The natural product was the more valuable. It was much prized as a perfume, and employed for many purposes. The Hebrew women were accustomed to carry little bags or bottles of myrrh suspended from their necks and hanging down between the breasts under the dress, diffusing an attractive fragrance round them.

The word tseror is, properly, "a little bag," sacculus, "that which one ties up," rather than a "bundle." The meaning, of course, is rhetorical—He is at my heart and delightful to all my thoughts as the fragrance to my senses.

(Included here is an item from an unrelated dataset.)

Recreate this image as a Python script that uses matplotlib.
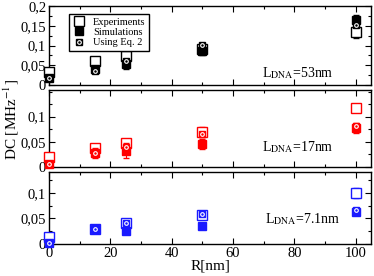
import matplotlib
matplotlib.use('Agg')
import matplotlib.pyplot as plt
from matplotlib.ticker import MultipleLocator, FixedLocator, FuncFormatter
from matplotlib.lines import Line2D

plt.rcParams['font.family'] = ['Liberation Serif', 'DejaVu Serif']
plt.rcParams['mathtext.fontset'] = 'stix'

# data: R in nm, DC in MHz^-1
R = [0, 15, 25, 50, 100]

exp_53 = [0.033, 0.060, 0.073, 0.092, 0.135]
sim_53 = [0.018, 0.040, 0.053, 0.085, 0.165]
eq2_53 = [0.018, 0.035, 0.060, 0.102, 0.152]
err_exp_53 = [0.006, 0.010, 0.010, 0.008, 0.015]
err_sim_53 = [0.004, 0.008, 0.012, 0.010, 0.012]

exp_17 = [0.020, 0.038, 0.048, 0.070, 0.117]
sim_17 = [0.006, 0.028, 0.032, 0.046, 0.078]
eq2_17 = [0.006, 0.028, 0.040, 0.066, 0.082]
err_exp_17 = [0.004, 0.005, 0.006, 0.010, 0.008]
err_sim_17 = [0.003, 0.010, 0.015, 0.010, 0.010]

exp_7 = [0.014, 0.030, 0.041, 0.057, 0.100]
sim_7 = [0.002, 0.030, 0.025, 0.035, 0.062]
eq2_7 = [0.002, 0.030, 0.042, 0.058, 0.066]
err_exp_7 = [0.003, 0.003, 0.004, 0.005, 0.010]
err_sim_7 = [0.002, 0.003, 0.004, 0.004, 0.006]

labels = ['53nm', '17nm', '7.1nm']
colors = ['black', '#ff0000', '#1a1aff']

fig = plt.figure(figsize=(3.74, 2.76), dpi=100)
left, width = 49 / 374, 322 / 374
ax1 = fig.add_axes([left, 1 - 85 / 276, width, 79 / 276])
ax2 = fig.add_axes([left, 1 - 167 / 276, width, 77 / 276])
ax3 = fig.add_axes([left, 1 - 244 / 276, width, 72 / 276])

panels = [
    (ax1, exp_53, sim_53, eq2_53, err_exp_53, err_sim_53, (0, 0.2), [0, 0.05, 0.1, 0.15, 0.2], (0.66, 0.15)),
    (ax2, exp_17, sim_17, eq2_17, err_exp_17, err_sim_17, (0, 0.153), [0, 0.05, 0.1], (0.66, 0.26)),
    (ax3, exp_7, sim_7, eq2_7, err_exp_7, err_sim_7, (0, 0.141), [0, 0.05, 0.1], (0.67, 0.34)),
]

def comma(v, pos):
    if v == 0:
        return '0'
    return ('%g' % v).replace('.', ',')

for i, (ax, ex, si, eq, ee, es, ylim, yt, tpos) in enumerate(panels):
    c = colors[i]
    ax.errorbar(R, ex, yerr=ee, fmt='s', ms=6.5, mfc='white', mec=c, mew=1.0,
                ecolor=c, elinewidth=0.8, capsize=2.2, capthick=0.8, clip_on=False, zorder=3)
    ax.errorbar(R, si, yerr=es, fmt='s', ms=5.5, mfc=c, mec=c, mew=1.0,
                ecolor=c, elinewidth=0.8, capsize=2.2, capthick=0.8, clip_on=False, zorder=4)
    # "Using Eq. 2": filled square with a white ring inside
    ax.plot(R, eq, 's', ms=5, mfc=c, mec=c, clip_on=False, zorder=5)
    ax.plot(R, eq, 'o', ms=2.6, mfc='none', mec='white', mew=0.8, clip_on=False, zorder=6)

    ax.set_xlim(0, 105)
    ax.set_ylim(*ylim)
    ax.yaxis.set_major_locator(FixedLocator(yt))
    ax.yaxis.set_minor_locator(MultipleLocator(0.025))
    ax.yaxis.set_major_formatter(FuncFormatter(comma))
    ax.xaxis.set_major_locator(MultipleLocator(20))
    ax.xaxis.set_minor_locator(MultipleLocator(10))
    ax.tick_params(which='both', direction='in', top=True, right=True, labelsize=10.5, pad=2)
    ax.tick_params(which='major', length=4, width=0.8)
    ax.tick_params(which='minor', length=2.5, width=0.8)
    for s in ax.spines.values():
        s.set_linewidth(1.0)
    if ax is not ax3:
        ax.tick_params(labelbottom=False)
    ax.text(tpos[0], tpos[1], r'L$_{\rm DNA}$=' + labels[i], transform=ax.transAxes,
            fontsize=10, va='center', ha='left')

h_exp = Line2D([], [], ls='none', marker='s', ms=6.5, mfc='white', mec='black', mew=1.0)
h_sim = Line2D([], [], ls='none', marker='s', ms=5.5, mfc='black', mec='black')
h_eq2 = (Line2D([], [], ls='none', marker='s', ms=5, mfc='black', mec='black'),
         Line2D([], [], ls='none', marker='o', ms=2.6, mfc='none', mec='white', mew=0.8))
leg = ax1.legend([h_exp, h_sim, h_eq2], ['Experiments', 'Simulations', 'Using Eq. 2'],
                 loc='upper left', bbox_to_anchor=(0.045, 0.97), fontsize=7.5,
                 frameon=True, fancybox=False, edgecolor='black', handlelength=1.2,
                 handletextpad=0.8, borderpad=0.35, labelspacing=0.1, framealpha=1)
leg.get_frame().set_linewidth(1.0)

ax3.set_xlabel('R[nm]', fontsize=11, labelpad=0)
fig.text(0.03, 1 - 120 / 276, r'DC [MHz$^{-1}$]', rotation=90, fontsize=11,
         ha='center', va='center')

fig.savefig('out.png', dpi=100)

The henna flowers, or cypress, in the vineyards of Engedi, is a very beautiful figure. Copher, the cypress cluster,—in Greek, κύπρος: in Arabic, al-henna (Lawsonia)—grows in Palestine and Egypt, as we are told by Pliny ('Nat.

Hist.' 12.24). It is a tall shrub reaching to eight or ten feet, exceedingly beautiful in appearance, and giving forth a delightful odour. It is named from a root "to be white or yellow-white." The Moslem women stain their hands and feet with it to give them a yellow tint.

Engedi was a lovely district on the west of the Dead Sea—Hazezon Tamar, now Ain Tidy, where Solomon made terraces on the hillsides and covered them with gardens and vineyards. The allusion confirms the date of the writing as contemporary with Solomon, as the gardens would then be in their perfection.

The figure is, perhaps, intended to be an advance in rhetorical force upon that which preceded—the fragrance diffused and almost overpowering, as of a blossoming tree.